Between the lines: How much people will pay will vary widely because of subsidies available on the state's health insurance exchange, Connect for Health Colorado. Open enrollment begins Tuesday.

The intrigue: The rate hikes are amplified by word that Humana will no longer offer employer group plans in Colorado starting June 30, 2024. It will affect about 18,000 policy holders, Colorado Politics reports.

  • Bright Health — which insures 50,000 people in the state — recently announced it won't offer plans in 2023 because they can't be profitable.
  • At least two other insurers also have plans to exit, experts say.

The big picture: The market shifts come as Colorado ramps up its regulation of the market and begins to offer a state insurance option.

  • In many cases the insurers requested larger rate hikes, but regulators forced them to hold to a 2% profit margin.

Zoom in: The Colorado Option will debut in 2023 with three plans in all but Jackson County.
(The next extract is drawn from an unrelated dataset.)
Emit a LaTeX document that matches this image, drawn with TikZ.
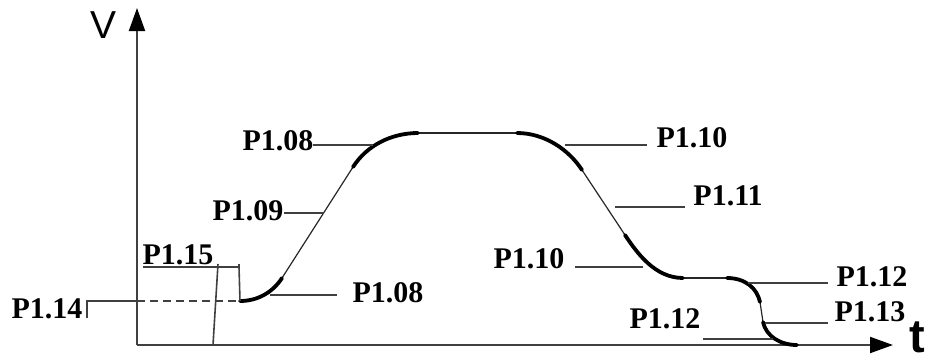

The private plans must fit government-mandated coverage options and need to cut costs to consumers by 5% in each of the next three years under the law that created the program.

  • Still, they aren't the cheapest plans on the market — which critics of the regulations say, suggest the program is failing.
  • "The outcome of those decisions are fewer carriers offering individual and small group products to consumers across the state, less competition, and higher premiums," Colorado Association of Health Plans executive director Amanda Massey said in a statement.

The other side: The Polis administration is calling it a win because they are below the average price point and driving competition.

  • "They're almost competing with themselves," Colorado insurance commissioner Michael Conway said. "They're trying to reduce their premiums to account for the fact that the Colorado Option is bringing premiums down."